The aim of this guide is to help you identify if you have grounds to appeal. It may help you to think about how what has happened to you may fit into one or more of the 3 grounds for appeal as defined by the University's Regulations Governing Academic Appeals (section 4.1, 4.2, 4.3). As life rarely fits neatly into one of three rules, the following questions may assist you.

What should I do if can’t get all the evidence?

Again, life rarely runs smoothly. We advise that you submit the best evidence available and explain as clearly as you are able if evidence is: missing / incomplete / late

Consider:

  • How does the new information relate to what has happened?
  • What paperwork can you provide to back it up?
  • Who is that paperwork from and is it from a source that is likely to be considered trustworthy?
  • Why are you presenting it now?

This is what has happened – is that how things are supposed to work?

The University has many rules, administrative procedures, processes and ways of assessing students. Some may apply to everyone, and some may depend on what you are studying and at which level. No one person knows them all, although we may be able to suggest a good place to look. We would suggest you check: Blackboard, Student Handbook, University Calendar, or University Quality Handbook.

Consider:

  • How does the failure relate to what has happened?
  • Which process or procedure was not followed (are you able to identify the procedure or regulation?)
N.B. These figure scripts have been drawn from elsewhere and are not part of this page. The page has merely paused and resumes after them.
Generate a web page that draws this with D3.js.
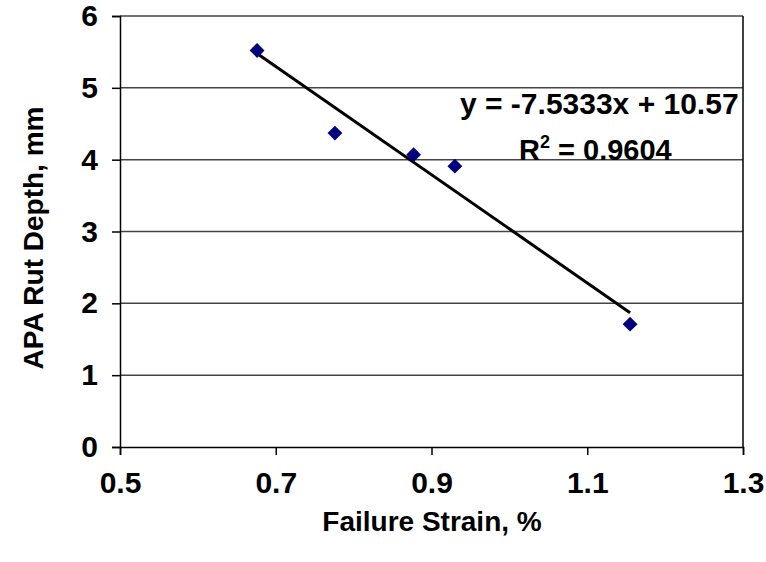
<!DOCTYPE html>
<html>
<head>
<meta charset="utf-8">
<script src="https://cdn.jsdelivr.net/npm/d3@7"></script>
<style>
  body { margin: 0; background: #fff; }
  text { font-family: "Liberation Sans", Arial, sans-serif; font-weight: bold; fill: #000; }
</style>
</head>
<body>
<svg id="chart" width="766" height="562"></svg>
<script>
// data
const strain = [0.676, 0.776, 0.877, 0.930, 1.155];
const rutDepth = [5.52, 4.37, 4.07, 3.91, 1.71];
const xTicks = [0.5, 0.7, 0.9, 1.1, 1.3];
const yTicks = [0, 1, 2, 3, 4, 5, 6];
const slope = -7.5333, intercept = 10.57;
const eqText = "y = -7.5333x + 10.57";
const r2Text = "0.9604";

const margin = { top: 16, right: 23, bottom: 115, left: 120 },
  width = 766 - margin.left - margin.right,
  height = 562 - margin.top - margin.bottom;

const x = d3.scaleLinear().domain([0.5, 1.3]).range([0, width]);
const y = d3.scaleLinear().domain([0, 6]).range([height, 0]);

const svg = d3.select("#chart")
  .append("g")
  .attr("transform", "translate(" + margin.left + "," + margin.top + ")");

// horizontal gridlines
svg.selectAll(".grid")
  .data(yTicks.filter(d => d > 0))
  .enter().append("line")
  .attr("class", "grid")
  .attr("x1", 0).attr("x2", width)
  .attr("y1", d => y(d)).attr("y2", d => y(d))
  .attr("stroke", "#444").attr("stroke-width", 1.5);

// right border
svg.append("line")
  .attr("x1", width).attr("x2", width)
  .attr("y1", 0).attr("y2", height)
  .attr("stroke", "#000").attr("stroke-width", 1.5);

// axes
const xAxis = svg.append("g")
  .attr("transform", "translate(0," + height + ")")
  .call(d3.axisBottom(x).tickValues(xTicks).tickSize(8).tickPadding(17).tickFormat(d3.format(".1f")));
const yAxis = svg.append("g")
  .call(d3.axisLeft(y).tickValues(yTicks).tickSize(8).tickPadding(14).tickFormat(d3.format("d")));

[xAxis, yAxis].forEach(g => {
  g.attr("font-family", null).attr("font-size", null);
  g.select(".domain").attr("stroke", "#000").attr("stroke-width", 1.5);
  g.selectAll(".tick line").attr("stroke", "#000").attr("stroke-width", 1.5);
  g.selectAll("text").style("font-size", "30px");
});

// trendline
const xs = d3.extent(strain);
svg.append("line")
  .attr("x1", x(xs[0])).attr("y1", y(slope * xs[0] + intercept))
  .attr("x2", x(xs[1])).attr("y2", y(slope * xs[1] + intercept))
  .attr("stroke", "#000").attr("stroke-width", 3);

// points
svg.selectAll(".pt")
  .data(strain)
  .enter().append("path")
  .attr("class", "pt")
  .attr("d", d3.symbol().type(d3.symbolSquare).size(110))
  .attr("transform", (d, i) => "translate(" + x(d) + "," + y(rutDepth[i]) + ") rotate(45)")
  .attr("fill", "#000080");

// equation labels
svg.append("text")
  .attr("x", 340).attr("y", 98)
  .style("font-size", "30px")
  .text(eqText);
const r2 = svg.append("text")
  .attr("x", 399).attr("y", 144)
  .style("font-size", "29px");
r2.append("tspan").text("R");
r2.append("tspan").attr("dy", -12).style("font-size", "18px").text("2");
r2.append("tspan").attr("dy", 12).text(" = " + r2Text);

// axis titles
d3.select("#chart").append("text")
  .attr("x", 432).attr("y", 531)
  .attr("text-anchor", "middle")
  .style("font-size", "28px")
  .text("Failure Strain, %");
d3.select("#chart").append("text")
  .attr("transform", "translate(43,238) rotate(-90)")
  .attr("text-anchor", "middle")
  .style("font-size", "28px")
  .text("APA Rut Depth, mm");
</script>
</body>
</html>
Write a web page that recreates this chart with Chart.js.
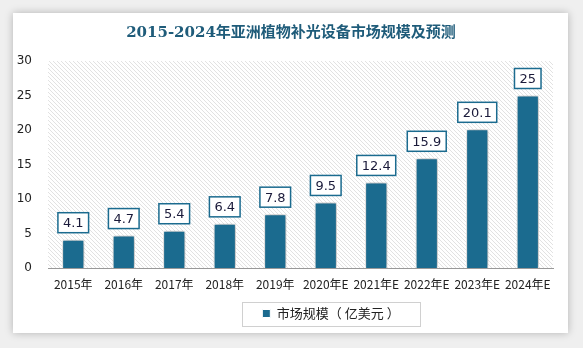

Are the factors likely to give me the outcome I am requesting?

Advisers cannot predict the outcome, nor will we tell you whether or not you should appeal. What we ask is that you consider whether the factors you are raising differ from the ups and downs commonly experienced, what steps you took to let people know and who you have approached for help.

Consider:

  • What were the factors and how did they impact?
  • Is there evidence which you are able to submit?
  • Were the factors
    • Unexpected / on-going
    • Might they continue to have an impact?
    • How might you lessen their impact should they reoccur?
    • Were you able to tell anyone about them at the time?